7.Section 43 feeds its estoppel. The rule of estoppel by deed by the transferor would apply only when the transferee has been misled. The transferee must know or put on notice that the transferor does not possesses the title which he represents that he has. When note in the sale deed had put the appellant on notice of limited right of the mother as guardian, as a reasonable prudent man the appellant is expected to enquire whether on her own the mother as guardian of minor son is competent to alienate the estate of the minor. When such acts were not done the first limb of Section 43 is not satisfied. It is obvious that it may be an erroneous representation and may not be fraudulent one made by the mother that she is entitled to alienate 2 AIR 1979 Pat 54: 1978 BBCJ 736
the estate of the minor. For the purpose of Section 43 it is not strong material for consideration. But on declaration that the sale is void, in the eye of law the contract is non est to the extent of the share of the minor from its inception. The second limb of Section 43 is that the contract must be a subsisting one at the time of the claim. A void contract is no contract in the eye of law and was never in existence so the sencond limb of Section 43 is not satisfied. The ratio of this Court in Jumma Masjid case’ is thus :
“Section 43 embodies a rule of estoppel and enacts that a person who makes a representation shall not be heard to allege the contrary as against a person who acts on that representation. It is immaterial whether the transferor acts bona fide or fraudulently in making the representation.It is only material to find out whether in fact the transferee has been misled. For the purpose of the section, it matters not whether the transferor acted fraudulently or innocently in making the representation, and that what is material is that he did make a representation and the transferee knows as a fact that the transferor does not possess the title which he represents he has, then he cannot be said to have acted on it when taking a transfer. Section 43 would then have no application and the transfer will fail under Section 6(a).”

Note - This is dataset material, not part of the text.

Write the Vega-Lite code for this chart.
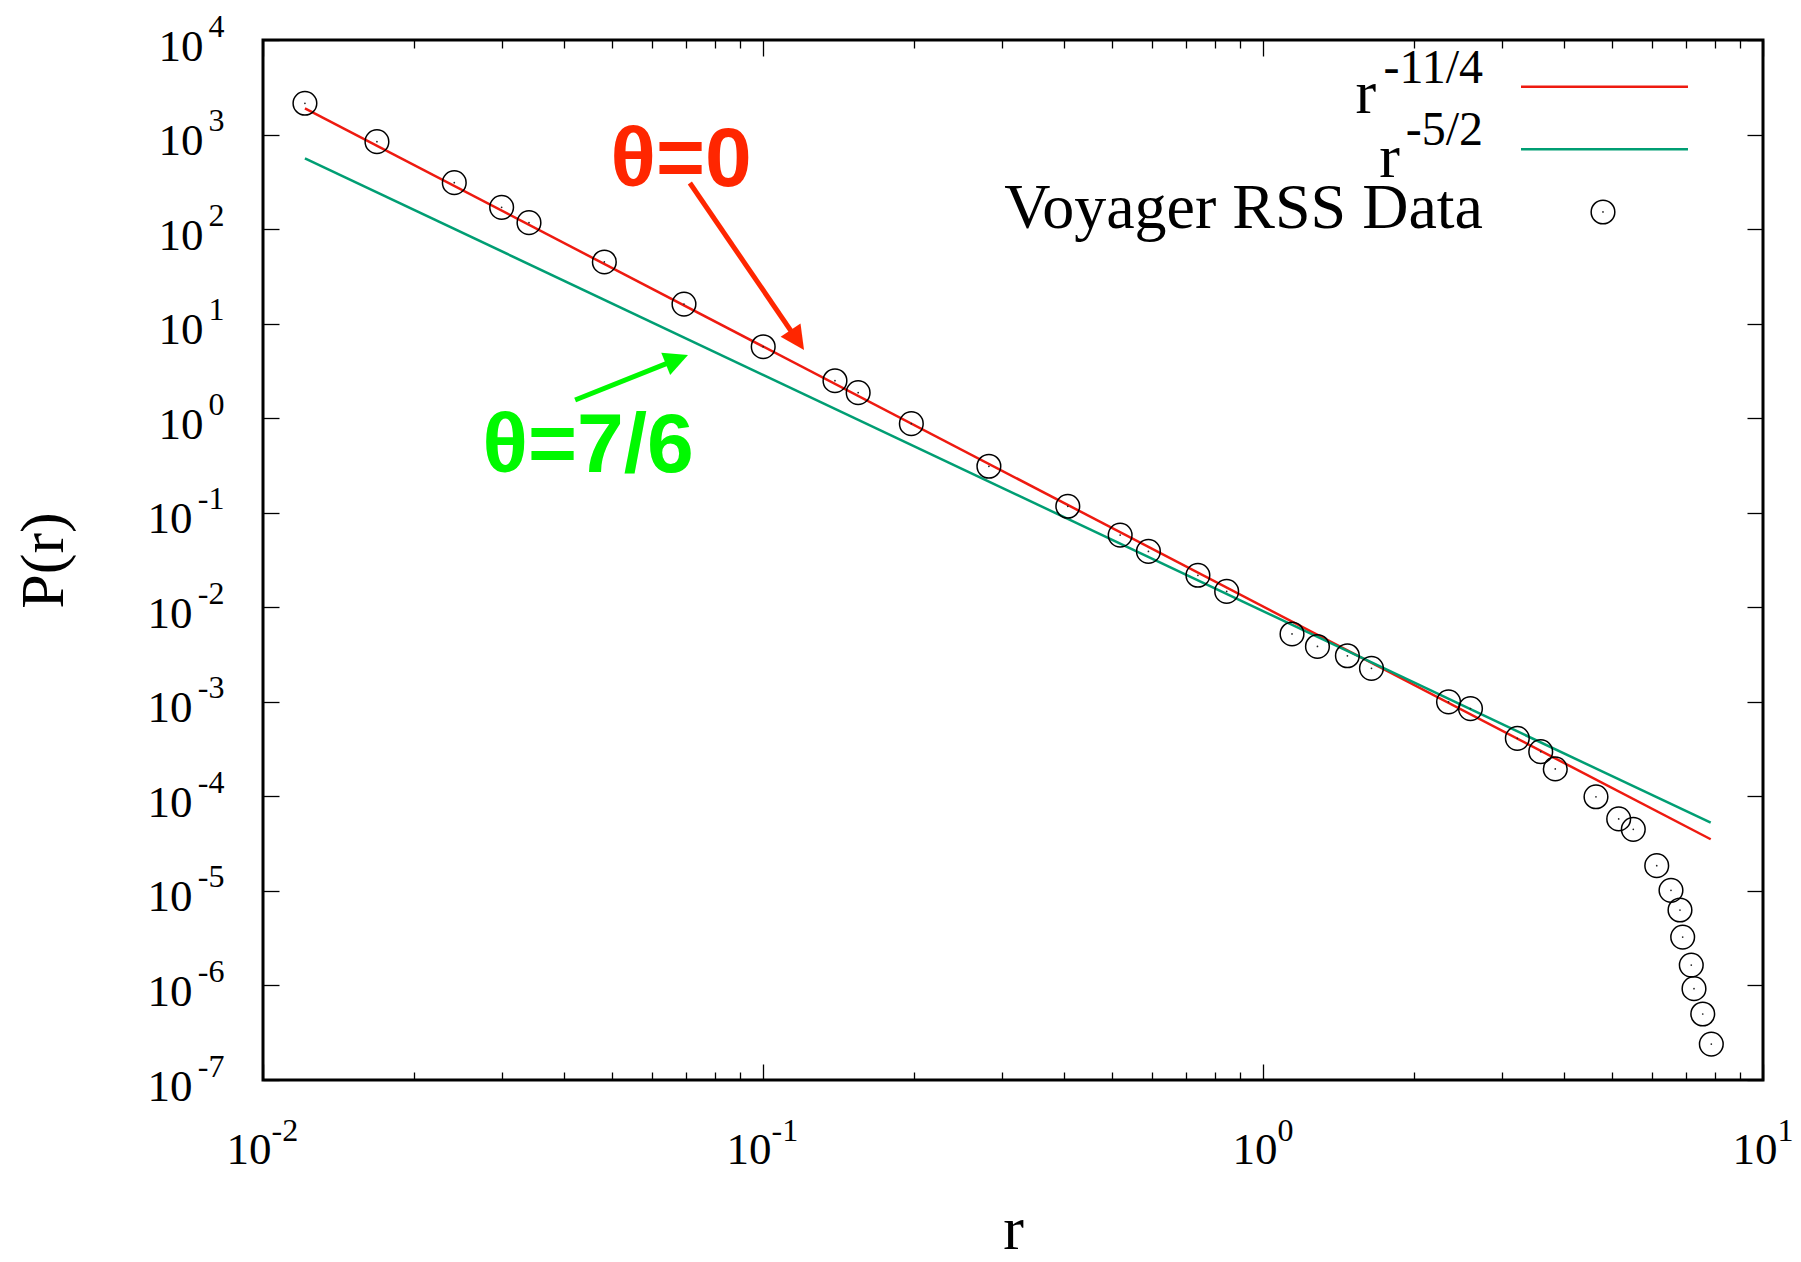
{
  "$schema": "https://vega.github.io/schema/vega-lite/v6.json",
  "width": 1500,
  "height": 1040,
  "autosize": {"type": "none"},
  "padding": {"left": 263, "top": 40, "right": 38, "bottom": 182},
  "background": "white",
  "config": {
    "view": {"stroke": "black", "strokeWidth": 3, "fill": "white"},
    "axis": {
      "grid": false, "domain": false, "labelColor": "black", "tickColor": "black",
      "titleColor": "black", "labelFont": "Liberation Serif", "titleFont": "Liberation Serif",
      "titleFontWeight": "normal", "tickWidth": 1.3, "labelFlush": false, "labelOverlap": false,
      "labelBound": false, "minExtent": 0, "maxExtent": 400
    }
  },
  "resolve": {"axis": {"x": "independent", "y": "independent"}},
  "datasets": {
    "fits": [
      {"series": "r^-11/4", "r": 0.01213, "P": 1895},
      {"series": "r^-11/4", "r": 7.86, "P": 0.0000352},
      {"series": "r^-5/2", "r": 0.01213, "P": 560.7},
      {"series": "r^-5/2", "r": 7.86, "P": 0.0000526}
    ],
    "voyager": [
      {"r": 0.01213, "P": 2141},
      {"r": 0.0169, "P": 840},
      {"r": 0.02413, "P": 309.6},
      {"r": 0.03001, "P": 170},
      {"r": 0.03404, "P": 116.9},
      {"r": 0.04816, "P": 44.9},
      {"r": 0.0695, "P": 16.1},
      {"r": 0.1001, "P": 5.7},
      {"r": 0.1393, "P": 2.49},
      {"r": 0.155, "P": 1.86},
      {"r": 0.198, "P": 0.875},
      {"r": 0.283, "P": 0.31},
      {"r": 0.407, "P": 0.117},
      {"r": 0.518, "P": 0.058},
      {"r": 0.59, "P": 0.039},
      {"r": 0.741, "P": 0.0218},
      {"r": 0.846, "P": 0.0147},
      {"r": 1.143, "P": 0.00522},
      {"r": 1.285, "P": 0.00385},
      {"r": 1.475, "P": 0.00307},
      {"r": 1.648, "P": 0.00226},
      {"r": 2.35, "P": 0.001},
      {"r": 2.6, "P": 0.000848},
      {"r": 3.226, "P": 0.000411},
      {"r": 3.593, "P": 0.000297},
      {"r": 3.842, "P": 0.000195},
      {"r": 4.634, "P": 0.000099},
      {"r": 5.145, "P": 0.0000577},
      {"r": 5.503, "P": 0.0000448},
      {"r": 6.13, "P": 0.0000185},
      {"r": 6.546, "P": 0.00001014},
      {"r": 6.823, "P": 0.00000628},
      {"r": 6.908, "P": 0.00000325},
      {"r": 7.187, "P": 0.000001644},
      {"r": 7.278, "P": 0.000000925},
      {"r": 7.577, "P": 0.000000499},
      {"r": 7.882, "P": 0.00000024}
    ],
    "arrows": [
      {"name": "red", "x": 0.0714, "y": 307, "x2": 0.1171, "y2": 6.7, "tipx": 0.1208, "tipy": 5.26},
      {"name": "green", "x": 0.0421, "y": 1.556, "x2": 0.0673, "y2": 4.19, "tipx": 0.0708, "tipy": 4.66}
    ],
    "notes": [
      {"name": "red", "text": "θ=0", "x": 0.0686, "y": 285.7},
      {"name": "green", "text": "θ=7/6", "x": 0.0447, "y": 0.27}
    ],
    "legendLines": [
      {"series": "r^-11/4", "x": 3.281, "x2": 7.079, "y": 3206},
      {"series": "r^-5/2", "x": 3.281, "x2": 7.079, "y": 698}
    ],
    "legendPoint": [{"r": 4.786, "P": 151.7}],
    "legendText": [
      {"text": "r", "x": 1.683, "y": 1690},
      {"text": "r", "x": 1.879, "y": 358},
      {"text": "Voyager RSS Data", "x": 2.754, "y": 102.7}
    ],
    "legendSup": [
      {"text": "-11/4", "x": 2.754, "y": 3483},
      {"text": "-5/2", "x": 2.754, "y": 775}
    ]
  },
  "layer": [
    {
      "data": {"name": "fits"},
      "mark": {"type": "line", "strokeWidth": 2.5},
      "encoding": {
        "x": {"field": "r", "type": "quantitative", "scale": {"type": "log", "domain": [0.01, 10], "nice": false},
          "axis": {"orient": "bottom", "values": [0.01, 0.1, 1, 10], "labels": false, "ticks": true, "tickSize": -16, "title": null}},
        "y": {"field": "P", "type": "quantitative", "scale": {"type": "log", "domain": [1e-7, 10000], "nice": false},
          "axis": {"orient": "left", "values": [1e-7, 1e-6, 1e-5, 0.0001, 0.001, 0.01, 0.1, 1, 10, 100, 1000, 10000], "labels": false, "ticks": true, "tickSize": -16,
            "title": "P(r)", "titleFontSize": 62, "titleBaseline": "alphabetic", "titlePadding": 200}},
        "color": {"field": "series", "type": "nominal", "scale": {"domain": ["r^-11/4", "r^-5/2"], "range": ["#ee1a10", "#009e73"]}, "legend": null}
      }
    },
    {
      "data": {"name": "voyager"},
      "mark": {"type": "point", "shape": "circle", "filled": false, "size": 560, "stroke": "black", "strokeWidth": 1.5, "opacity": 1},
      "encoding": {
        "x": {"field": "r", "type": "quantitative", "scale": {"type": "log", "domain": [0.01, 10], "nice": false},
          "axis": {"orient": "bottom", "values": [0.02, 0.03, 0.04, 0.05, 0.06, 0.07, 0.08, 0.09, 0.2, 0.3, 0.4, 0.5, 0.6, 0.7, 0.8, 0.9, 2, 3, 4, 5, 6, 7, 8, 9], "labels": false, "ticks": true, "tickSize": -8,
            "title": "r", "titleFontSize": 62, "titleBaseline": "alphabetic", "titlePadding": 168}},
        "y": {"field": "P", "type": "quantitative", "scale": {"type": "log", "domain": [1e-7, 10000], "nice": false},
          "axis": {"orient": "right", "values": [1e-7, 1e-6, 1e-5, 0.0001, 0.001, 0.01, 0.1, 1, 10, 100, 1000, 10000], "labels": false, "ticks": true, "tickSize": -16, "title": null}}
      }
    },
    {
      "data": {"name": "voyager"},
      "mark": {"type": "point", "shape": "circle", "filled": true, "size": 3, "color": "#222222", "opacity": 1},
      "encoding": {
        "x": {"field": "r", "type": "quantitative", "scale": {"type": "log", "domain": [0.01, 10], "nice": false},
          "axis": {"orient": "top", "values": [0.01, 0.1, 1, 10], "labels": false, "ticks": true, "tickSize": -16, "title": null}},
        "y": {"field": "P", "type": "quantitative", "scale": {"type": "log", "domain": [1e-7, 10000], "nice": false},
          "axis": {"orient": "left", "values": [1e-7, 1e-6, 1e-5, 0.0001, 0.001, 0.01, 0.1], "ticks": false, "labelExpr": "'10'", "labelFontSize": 45, "labelAlign": "right", "labelBaseline": "alphabetic", "labelPadding": 71, "labelOffset": 20, "title": null}}
      }
    },
    {
      "data": {"name": "arrows"},
      "transform": [{"filter": "datum.name === 'red'"}],
      "mark": {"type": "rule", "color": "#ff2600", "strokeWidth": 5},
      "encoding": {
        "x": {"field": "x", "type": "quantitative", "scale": {"type": "log", "domain": [0.01, 10], "nice": false},
          "axis": {"orient": "top", "values": [0.02, 0.03, 0.04, 0.05, 0.06, 0.07, 0.08, 0.09, 0.2, 0.3, 0.4, 0.5, 0.6, 0.7, 0.8, 0.9, 2, 3, 4, 5, 6, 7, 8, 9], "labels": false, "ticks": true, "tickSize": -8, "title": null}},
        "y": {"field": "y", "type": "quantitative", "scale": {"type": "log", "domain": [1e-7, 10000], "nice": false},
          "axis": {"orient": "left", "values": [1, 10, 100, 1000, 10000], "ticks": false, "labelExpr": "'10'", "labelFontSize": 45, "labelAlign": "right", "labelBaseline": "alphabetic", "labelPadding": 60, "labelOffset": 20, "title": null}},
        "x2": {"field": "x2"},
        "y2": {"field": "y2"}
      }
    },
    {
      "data": {"name": "arrows"},
      "transform": [{"filter": "datum.name === 'red'"}],
      "mark": {"type": "point", "shape": "M0,0L-1,2L1,2Z", "filled": true, "size": 576, "color": "#ff2600", "opacity": 1, "angle": 145.9},
      "encoding": {
        "x": {"field": "tipx", "type": "quantitative", "scale": {"type": "log", "domain": [0.01, 10], "nice": false},
          "axis": {"orient": "bottom", "values": [0.01, 0.1], "ticks": false, "labelExpr": "'10'", "labelFontSize": 45, "labelAlign": "right", "labelBaseline": "alphabetic", "labelPadding": 83, "labelOffset": 8, "title": null}},
        "y": {"field": "tipy", "type": "quantitative", "scale": {"type": "log", "domain": [1e-7, 10000], "nice": false},
          "axis": {"orient": "left", "values": [1e-7, 1e-6, 1e-5, 0.0001, 0.001, 0.01, 0.1, 1, 10, 100, 1000, 10000], "ticks": false, "labelExpr": "'' + round(log(datum.value) / LN10)", "labelFontSize": 32, "labelAlign": "right", "labelBaseline": "alphabetic", "labelPadding": 39, "labelOffset": -4, "title": null}}
      }
    },
    {
      "data": {"name": "arrows"},
      "transform": [{"filter": "datum.name === 'green'"}],
      "mark": {"type": "rule", "color": "#00f900", "strokeWidth": 5},
      "encoding": {
        "x": {"field": "x", "type": "quantitative", "scale": {"type": "log", "domain": [0.01, 10], "nice": false},
          "axis": {"orient": "bottom", "values": [1, 10], "ticks": false, "labelExpr": "'10'", "labelFontSize": 45, "labelAlign": "right", "labelBaseline": "alphabetic", "labelPadding": 83, "labelOffset": 14, "title": null}},
        "y": {"field": "y", "type": "quantitative", "scale": {"type": "log", "domain": [1e-7, 10000], "nice": false}, "axis": null},
        "x2": {"field": "x2"},
        "y2": {"field": "y2"}
      }
    },
    {
      "data": {"name": "arrows"},
      "transform": [{"filter": "datum.name === 'green'"}],
      "mark": {"type": "point", "shape": "M0,0L-1,2L1,2Z", "filled": true, "size": 576, "color": "#00f900", "opacity": 1, "angle": 68.3},
      "encoding": {
        "x": {"field": "tipx", "type": "quantitative", "scale": {"type": "log", "domain": [0.01, 10], "nice": false},
          "axis": {"orient": "bottom", "values": [0.01, 0.1], "ticks": false, "labelExpr": "'' + round(log(datum.value) / LN10)", "labelFontSize": 32, "labelAlign": "left", "labelBaseline": "alphabetic", "labelPadding": 60, "labelOffset": 8, "title": null}},
        "y": {"field": "tipy", "type": "quantitative", "scale": {"type": "log", "domain": [1e-7, 10000], "nice": false}, "axis": null}
      }
    },
    {
      "data": {"name": "notes"},
      "transform": [{"filter": "datum.name === 'red'"}],
      "mark": {"type": "text", "font": "Liberation Sans", "fontWeight": "bold", "fontSize": 84, "color": "#ff2600", "align": "center", "baseline": "alphabetic"},
      "encoding": {
        "x": {"field": "x", "type": "quantitative", "scale": {"type": "log", "domain": [0.01, 10], "nice": false},
          "axis": {"orient": "bottom", "values": [1, 10], "ticks": false, "labelExpr": "'' + round(log(datum.value) / LN10)", "labelFontSize": 32, "labelAlign": "left", "labelBaseline": "alphabetic", "labelPadding": 60, "labelOffset": 14, "title": null}},
        "y": {"field": "y", "type": "quantitative", "scale": {"type": "log", "domain": [1e-7, 10000], "nice": false}, "axis": null},
        "text": {"field": "text"}
      }
    },
    {
      "data": {"name": "notes"},
      "transform": [{"filter": "datum.name === 'green'"}],
      "mark": {"type": "text", "font": "Liberation Sans", "fontWeight": "bold", "fontSize": 84, "color": "#00f900", "align": "center", "baseline": "alphabetic"},
      "encoding": {
        "x": {"field": "x", "type": "quantitative", "scale": {"type": "log", "domain": [0.01, 10], "nice": false}, "axis": null},
        "y": {"field": "y", "type": "quantitative", "scale": {"type": "log", "domain": [1e-7, 10000], "nice": false}, "axis": null},
        "text": {"field": "text"}
      }
    },
    {
      "data": {"name": "legendLines"},
      "mark": {"type": "rule", "strokeWidth": 2.5},
      "encoding": {
        "x": {"field": "x", "type": "quantitative", "scale": {"type": "log", "domain": [0.01, 10], "nice": false}, "axis": null},
        "x2": {"field": "x2"},
        "y": {"field": "y", "type": "quantitative", "scale": {"type": "log", "domain": [1e-7, 10000], "nice": false}, "axis": null},
        "color": {"field": "series", "type": "nominal", "scale": {"domain": ["r^-11/4", "r^-5/2"], "range": ["#ee1a10", "#009e73"]}, "legend": null}
      }
    },
    {
      "data": {"name": "legendPoint"},
      "mark": {"type": "point", "shape": "circle", "filled": false, "size": 560, "stroke": "black", "strokeWidth": 1.5, "opacity": 1},
      "encoding": {
        "x": {"field": "r", "type": "quantitative", "scale": {"type": "log", "domain": [0.01, 10], "nice": false}, "axis": null},
        "y": {"field": "P", "type": "quantitative", "scale": {"type": "log", "domain": [1e-7, 10000], "nice": false}, "axis": null}
      }
    },
    {
      "data": {"name": "legendPoint"},
      "mark": {"type": "point", "shape": "circle", "filled": true, "size": 3, "color": "#222222", "opacity": 1},
      "encoding": {
        "x": {"field": "r", "type": "quantitative", "scale": {"type": "log", "domain": [0.01, 10], "nice": false}, "axis": null},
        "y": {"field": "P", "type": "quantitative", "scale": {"type": "log", "domain": [1e-7, 10000], "nice": false}, "axis": null}
      }
    },
    {
      "data": {"name": "legendText"},
      "transform": [{"filter": "datum.text === 'r'"}],
      "mark": {"type": "text", "font": "Liberation Serif", "fontSize": 62, "color": "black", "align": "right", "baseline": "alphabetic"},
      "encoding": {
        "x": {"field": "x", "type": "quantitative", "scale": {"type": "log", "domain": [0.01, 10], "nice": false}, "axis": null},
        "y": {"field": "y", "type": "quantitative", "scale": {"type": "log", "domain": [1e-7, 10000], "nice": false}, "axis": null},
        "text": {"field": "text"}
      }
    },
    {
      "data": {"name": "legendText"},
      "transform": [{"filter": "datum.text !== 'r'"}],
      "mark": {"type": "text", "font": "Liberation Serif", "fontSize": 64, "color": "black", "align": "right", "baseline": "alphabetic"},
      "encoding": {
        "x": {"field": "x", "type": "quantitative", "scale": {"type": "log", "domain": [0.01, 10], "nice": false}, "axis": null},
        "y": {"field": "y", "type": "quantitative", "scale": {"type": "log", "domain": [1e-7, 10000], "nice": false}, "axis": null},
        "text": {"field": "text"}
      }
    },
    {
      "data": {"name": "legendSup"},
      "mark": {"type": "text", "font": "Liberation Serif", "fontSize": 48, "color": "black", "align": "right", "baseline": "alphabetic"},
      "encoding": {
        "x": {"field": "x", "type": "quantitative", "scale": {"type": "log", "domain": [0.01, 10], "nice": false}, "axis": null},
        "y": {"field": "y", "type": "quantitative", "scale": {"type": "log", "domain": [1e-7, 10000], "nice": false}, "axis": null},
        "text": {"field": "text"}
      }
    }
  ]
}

This Court in the later part has made it clear that where the transferee knows as a fact that the transferor does not possess the title which he represents he has, then he cannot be said to have acted on it when taking a transfer. Section 43 would then have no application and the transfer will fail under Section 6(1) of the Transfer of Property Act. In view of the finding that diligent and reasonable enquiries were made regarding the entitlement of the mother to alienate the half share of the minor’s estate, it cannot be said that the appellant had acted reasonably in getting the transfer in his favour.
8. In the face of the existence of the aforementioned note and in the light of the law, it could be concluded that Section 43 does not apply to the fact of this case, The ratio of the Patna High Court also does not apply to the facts in this case as rightly distinguished by the High Court. It is made clear that the declaration given by the High Court is only qua the right of the minor and it is fairly conceded by the respondent that the decree does not have any effect on the half share conveyed by the mother. If the appellant has any independent cause of action subsisting under the contract against the respondent, this judgment may not stand in his way to pursue the remedy under the law.